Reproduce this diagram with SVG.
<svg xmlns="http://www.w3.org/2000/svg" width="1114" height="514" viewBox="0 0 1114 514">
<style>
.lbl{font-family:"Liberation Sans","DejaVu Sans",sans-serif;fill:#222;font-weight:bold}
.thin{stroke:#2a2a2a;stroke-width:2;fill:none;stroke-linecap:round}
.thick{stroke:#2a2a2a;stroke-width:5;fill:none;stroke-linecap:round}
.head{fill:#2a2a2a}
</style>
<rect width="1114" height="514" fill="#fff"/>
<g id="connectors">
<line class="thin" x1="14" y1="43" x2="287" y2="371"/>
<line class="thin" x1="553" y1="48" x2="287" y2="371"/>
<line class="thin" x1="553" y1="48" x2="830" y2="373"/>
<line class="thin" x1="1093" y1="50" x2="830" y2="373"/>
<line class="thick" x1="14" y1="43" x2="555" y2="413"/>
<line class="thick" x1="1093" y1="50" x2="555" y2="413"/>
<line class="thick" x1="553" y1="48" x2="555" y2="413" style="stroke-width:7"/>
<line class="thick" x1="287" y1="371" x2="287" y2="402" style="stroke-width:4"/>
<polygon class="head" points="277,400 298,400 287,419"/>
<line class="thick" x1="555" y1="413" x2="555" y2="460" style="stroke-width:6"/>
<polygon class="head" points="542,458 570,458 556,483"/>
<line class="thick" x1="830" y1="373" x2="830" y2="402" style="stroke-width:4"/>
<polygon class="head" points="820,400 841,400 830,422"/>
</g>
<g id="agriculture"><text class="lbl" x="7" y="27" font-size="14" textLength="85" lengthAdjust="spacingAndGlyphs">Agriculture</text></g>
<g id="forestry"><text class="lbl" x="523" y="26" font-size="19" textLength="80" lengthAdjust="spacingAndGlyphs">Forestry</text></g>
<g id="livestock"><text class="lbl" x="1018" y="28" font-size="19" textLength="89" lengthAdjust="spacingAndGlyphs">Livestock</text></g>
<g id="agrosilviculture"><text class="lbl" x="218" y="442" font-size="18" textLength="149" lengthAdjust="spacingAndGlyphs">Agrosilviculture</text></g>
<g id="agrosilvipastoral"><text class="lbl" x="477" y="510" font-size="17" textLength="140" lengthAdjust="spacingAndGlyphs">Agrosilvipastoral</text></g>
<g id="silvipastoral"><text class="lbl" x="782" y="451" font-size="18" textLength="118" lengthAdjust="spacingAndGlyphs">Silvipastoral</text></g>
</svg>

Written exercise: Repeat the preceding lines exactly, please, every one of them.

Correct output:
Reproduce this diagram with SVG.
<svg xmlns="http://www.w3.org/2000/svg" width="1114" height="514" viewBox="0 0 1114 514">
<style>
.lbl{font-family:"Liberation Sans","DejaVu Sans",sans-serif;fill:#222;font-weight:bold}
.thin{stroke:#2a2a2a;stroke-width:2;fill:none;stroke-linecap:round}
.thick{stroke:#2a2a2a;stroke-width:5;fill:none;stroke-linecap:round}
.head{fill:#2a2a2a}
</style>
<rect width="1114" height="514" fill="#fff"/>
<g id="connectors">
<line class="thin" x1="14" y1="43" x2="287" y2="371"/>
<line class="thin" x1="553" y1="48" x2="287" y2="371"/>
<line class="thin" x1="553" y1="48" x2="830" y2="373"/>
<line class="thin" x1="1093" y1="50" x2="830" y2="373"/>
<line class="thick" x1="14" y1="43" x2="555" y2="413"/>
<line class="thick" x1="1093" y1="50" x2="555" y2="413"/>
<line class="thick" x1="553" y1="48" x2="555" y2="413" style="stroke-width:7"/>
<line class="thick" x1="287" y1="371" x2="287" y2="402" style="stroke-width:4"/>
<polygon class="head" points="277,400 298,400 287,419"/>
<line class="thick" x1="555" y1="413" x2="555" y2="460" style="stroke-width:6"/>
<polygon class="head" points="542,458 570,458 556,483"/>
<line class="thick" x1="830" y1="373" x2="830" y2="402" style="stroke-width:4"/>
<polygon class="head" points="820,400 841,400 830,422"/>
</g>
<g id="agriculture"><text class="lbl" x="7" y="27" font-size="14" textLength="85" lengthAdjust="spacingAndGlyphs">Agriculture</text></g>
<g id="forestry"><text class="lbl" x="523" y="26" font-size="19" textLength="80" lengthAdjust="spacingAndGlyphs">Forestry</text></g>
<g id="livestock"><text class="lbl" x="1018" y="28" font-size="19" textLength="89" lengthAdjust="spacingAndGlyphs">Livestock</text></g>
<g id="agrosilviculture"><text class="lbl" x="218" y="442" font-size="18" textLength="149" lengthAdjust="spacingAndGlyphs">Agrosilviculture</text></g>
<g id="agrosilvipastoral"><text class="lbl" x="477" y="510" font-size="17" textLength="140" lengthAdjust="spacingAndGlyphs">Agrosilvipastoral</text></g>
<g id="silvipastoral"><text class="lbl" x="782" y="451" font-size="18" textLength="118" lengthAdjust="spacingAndGlyphs">Silvipastoral</text></g>
</svg>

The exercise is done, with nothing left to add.